Friday, May 1, 2009

Lost: Shot in the Back

Lost: The Variable
(aired April 29, 2009)

***SPOILER ALERT***

Facts: Daniel sneaks into a hostile camp site. Daniel is holding a gun in his hand and starts shooting at the ground when one of the campers sees him. Daniel demands to speak with Ellie. Richard walks out to see Daniel and tells him that Ellie is not available. Daniel does not believe him, points his gun at Richard, and says Richard has until the count of three to produce Ellie. Before Daniel says "three" or Richard can calm Daniel down, someone shoots Daniel in the back. Daniel collapses, apparently dead. The shooter is Ellie.

Issue: Is Ellie guilty of murdering Daniel?

Law: A murder is the intentional, premeditated killing of another person, but a person may use deadly force in the defense of another if she reasonably believes such force is necessary to stop the imminent use of unlawful deadly force by the other person.

Analysis: Maybe. Based on her aiming the gun at Daniel, it appears that Ellie intended to kill (or at least inflict grievous bodily harm) on Daniel. And since you can't have murder without a dead person, let's assume Daniel is actually dead--with Lost, you never can be sure. So Ellie murdered Daniel. End of story, right?
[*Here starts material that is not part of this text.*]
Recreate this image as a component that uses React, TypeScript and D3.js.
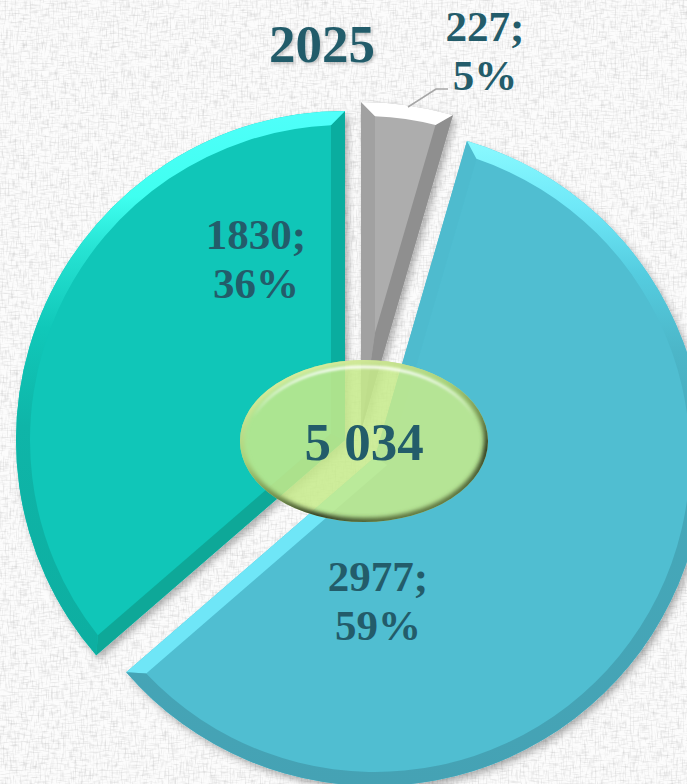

Wrong! Ellie may be able to claim self-defense, which is a complete defense to murder (i.e., she's not guilty). Under common law, one could only use self-defense to protect another if the two were in a special relationship with each other: parent-child, master-servant, husband-wife. Some jurisdictions have eliminated the special relationship requirement, while others retain it. We don't know what laws (if any) apply to the Island so mark a question mark next to this element.

With the remaining elements, it looks like Ellie can prove self-defense. From her perspective (and anyone else watching), it was reasonable to believe that Daniel was threatening Richard with deadly force. (It does not matter if Daniel was never really going to shoot Richard, only that Ellie could reasonably believe he was going to do so.) And Daniel's countdown was probably enough to show the threat to Richard was imminent. So, it appears that by exercising self-defense Ellie could have gotten away with murdering her own son. No word on whether Smokey is as forgiving.

Bonus: If Ellie only proved only some of the self-defense elements, then no defense is available to her at common law. Some states, though, allow an "imperfect self-defense," meaning you can downgrade a murder to a manslaughter even if you can't establish all of the elements of self-defense. (See here for why that change matters.)